• [WRITTEN PROBLEM]
Write out the data again exactly, skipping every picture.

• [SOURCE EXCERPT]
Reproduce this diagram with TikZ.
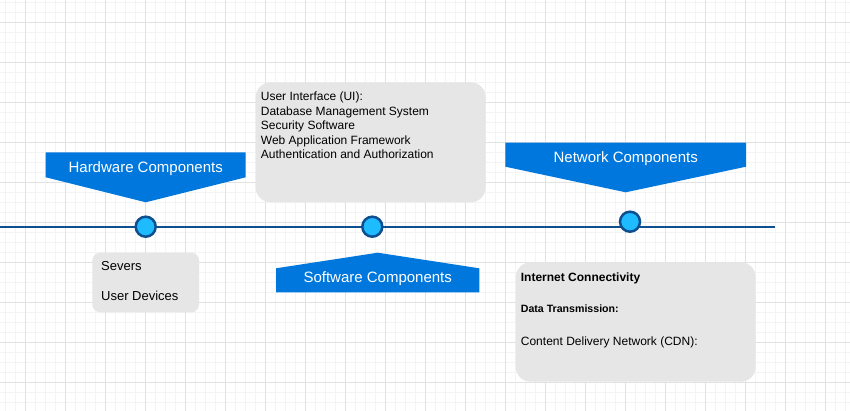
\documentclass[tikz,border=0pt]{standalone}
\usepackage{fontspec}
\setmainfont{Liberation Sans}
\definecolor{gridmajor}{HTML}{E2E2E2}
\definecolor{gridminor}{HTML}{F4F4F4}
\definecolor{lineblue}{HTML}{0F4F8F}
\definecolor{dotfill}{HTML}{1EBBFF}
\definecolor{calloutblue}{HTML}{0077DD}
\definecolor{boxgrey}{HTML}{E6E6E6}
\tikzset{
  minorline/.style={gridminor,line width=0.8pt},
  majorline/.style={gridmajor,line width=0.9pt},
  timeline/.style={lineblue,line width=2pt},
  dot/.style={circle,fill=dotfill,draw=lineblue,line width=2.5pt,minimum size=20pt,inner sep=0pt},
  callout/.style={fill=calloutblue},
  callouttext/.style={text=white,font=\fontsize{15}{18}\selectfont,inner sep=0pt,anchor=base},
  greybox/.style={fill=boxgrey,draw=none,inner sep=0pt},
  itemtext/.style={inner sep=0pt,anchor=base west,text=black},
}
\begin{document}
\begin{tikzpicture}[x=1pt,y=-1pt]
\useasboundingbox (0,0) rectangle (850,411);
\fill[white] (0,0) rectangle (850,411);
% grid
\foreach \x in {5.5,15.5,...,845.5} \draw[minorline] (\x,0) -- (\x,411);
\foreach \y in {2,12,...,410} \draw[minorline] (0,\y) -- (850,\y);
\foreach \x in {25.5,65.5,...,825.5} \draw[majorline] (\x,0) -- (\x,411);
\foreach \y in {22,62,...,382} \draw[majorline] (0,\y) -- (850,\y);

% grey boxes
\node[greybox,rounded corners=8pt,minimum width=106.7,minimum height=59.6] (hwbox) at (145.7,282.5) {};
\node[greybox,rounded corners=15pt,minimum width=230,minimum height=120] (swbox) at (370.7,142.3) {};
\node[greybox,rounded corners=15pt,minimum width=240,minimum height=119.4] (netbox) at (635.7,322) {};

% timeline
\coordinate (tlstart) at (0,226.7);
\coordinate (tlend) at (775,226.7);
\draw[timeline] (tlstart) -- (tlend);
\node[dot] (hwdot) at (145.7,226.7) {};
\node[dot] (swdot) at (372.3,226.7) {};
\node[dot] (netdot) at (630,221.7) {};

% callouts
\fill[callout] (45.7,152.3) -- (245.7,152.3) -- (245.7,177.3) -- (145.7,202.3) -- (45.7,177.3) -- cycle;
\node[callouttext] (hwlabel) at (145.7,173) {Hardware Components};
\fill[callout] (276,268.3) -- (377.7,252.7) -- (479.3,268.3) -- (479.3,292.3) -- (276,292.3) -- cycle;
\node[callouttext] (swlabel) at (377.7,282) {Software Components};
\fill[callout] (505.3,142.7) -- (746,142.7) -- (746,166.7) -- (625.7,192.3) -- (505.3,166.7) -- cycle;
\node[callouttext] (netlabel) at (625.7,163) {Network Components};

% hardware items
\begin{scope}[every node/.style={itemtext,font=\fontsize{13}{15}\selectfont}]
\node (hw1) at (101,270.3) {Severs};
\node (hw2) at (101,300.6) {User Devices};
\end{scope}

% software items
\begin{scope}[every node/.style={itemtext,font=\fontsize{12}{14}\selectfont}]
\node (sw1) at (260.7,101) {User Interface (UI):};
\node (sw2) at (260.7,115.5) {Database Management System};
\node (sw3) at (260.7,130) {Security Software};
\node (sw4) at (260.7,144.5) {Web Application Framework};
\node (sw5) at (260.7,159) {Authentication and Authorization};
\end{scope}

% network items
\node[itemtext,font=\fontsize{12}{14}\selectfont\bfseries] (net1) at (520.7,281) {Internet Connectivity};
\node[itemtext,font=\fontsize{10.6}{13}\selectfont\bfseries] (net2) at (520.7,312.1) {Data Transmission:};
\node[itemtext,font=\fontsize{12}{14}\selectfont] (net3) at (520.7,345.3) {Content Delivery Network (CDN):};
\end{tikzpicture}
\end{document}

• [REPLY TO THE TASK]
Reproduce this diagram with TikZ.
\documentclass[tikz,border=0pt]{standalone}
\usepackage{fontspec}
\setmainfont{Liberation Sans}
\definecolor{gridmajor}{HTML}{E2E2E2}
\definecolor{gridminor}{HTML}{F4F4F4}
\definecolor{lineblue}{HTML}{0F4F8F}
\definecolor{dotfill}{HTML}{1EBBFF}
\definecolor{calloutblue}{HTML}{0077DD}
\definecolor{boxgrey}{HTML}{E6E6E6}
\tikzset{
  minorline/.style={gridminor,line width=0.8pt},
  majorline/.style={gridmajor,line width=0.9pt},
  timeline/.style={lineblue,line width=2pt},
  dot/.style={circle,fill=dotfill,draw=lineblue,line width=2.5pt,minimum size=20pt,inner sep=0pt},
  callout/.style={fill=calloutblue},
  callouttext/.style={text=white,font=\fontsize{15}{18}\selectfont,inner sep=0pt,anchor=base},
  greybox/.style={fill=boxgrey,draw=none,inner sep=0pt},
  itemtext/.style={inner sep=0pt,anchor=base west,text=black},
}
\begin{document}
\begin{tikzpicture}[x=1pt,y=-1pt]
\useasboundingbox (0,0) rectangle (850,411);
\fill[white] (0,0) rectangle (850,411);
% grid
\foreach \x in {5.5,15.5,...,845.5} \draw[minorline] (\x,0) -- (\x,411);
\foreach \y in {2,12,...,410} \draw[minorline] (0,\y) -- (850,\y);
\foreach \x in {25.5,65.5,...,825.5} \draw[majorline] (\x,0) -- (\x,411);
\foreach \y in {22,62,...,382} \draw[majorline] (0,\y) -- (850,\y);

% grey boxes
\node[greybox,rounded corners=8pt,minimum width=106.7,minimum height=59.6] (hwbox) at (145.7,282.5) {};
\node[greybox,rounded corners=15pt,minimum width=230,minimum height=120] (swbox) at (370.7,142.3) {};
\node[greybox,rounded corners=15pt,minimum width=240,minimum height=119.4] (netbox) at (635.7,322) {};

% timeline
\coordinate (tlstart) at (0,226.7);
\coordinate (tlend) at (775,226.7);
\draw[timeline] (tlstart) -- (tlend);
\node[dot] (hwdot) at (145.7,226.7) {};
\node[dot] (swdot) at (372.3,226.7) {};
\node[dot] (netdot) at (630,221.7) {};

% callouts
\fill[callout] (45.7,152.3) -- (245.7,152.3) -- (245.7,177.3) -- (145.7,202.3) -- (45.7,177.3) -- cycle;
\node[callouttext] (hwlabel) at (145.7,173) {Hardware Components};
\fill[callout] (276,268.3) -- (377.7,252.7) -- (479.3,268.3) -- (479.3,292.3) -- (276,292.3) -- cycle;
\node[callouttext] (swlabel) at (377.7,282) {Software Components};
\fill[callout] (505.3,142.7) -- (746,142.7) -- (746,166.7) -- (625.7,192.3) -- (505.3,166.7) -- cycle;
\node[callouttext] (netlabel) at (625.7,163) {Network Components};

% hardware items
\begin{scope}[every node/.style={itemtext,font=\fontsize{13}{15}\selectfont}]
\node (hw1) at (101,270.3) {Severs};
\node (hw2) at (101,300.6) {User Devices};
\end{scope}

% software items
\begin{scope}[every node/.style={itemtext,font=\fontsize{12}{14}\selectfont}]
\node (sw1) at (260.7,101) {User Interface (UI):};
\node (sw2) at (260.7,115.5) {Database Management System};
\node (sw3) at (260.7,130) {Security Software};
\node (sw4) at (260.7,144.5) {Web Application Framework};
\node (sw5) at (260.7,159) {Authentication and Authorization};
\end{scope}

% network items
\node[itemtext,font=\fontsize{12}{14}\selectfont\bfseries] (net1) at (520.7,281) {Internet Connectivity};
\node[itemtext,font=\fontsize{10.6}{13}\selectfont\bfseries] (net2) at (520.7,312.1) {Data Transmission:};
\node[itemtext,font=\fontsize{12}{14}\selectfont] (net3) at (520.7,345.3) {Content Delivery Network (CDN):};
\end{tikzpicture}
\end{document}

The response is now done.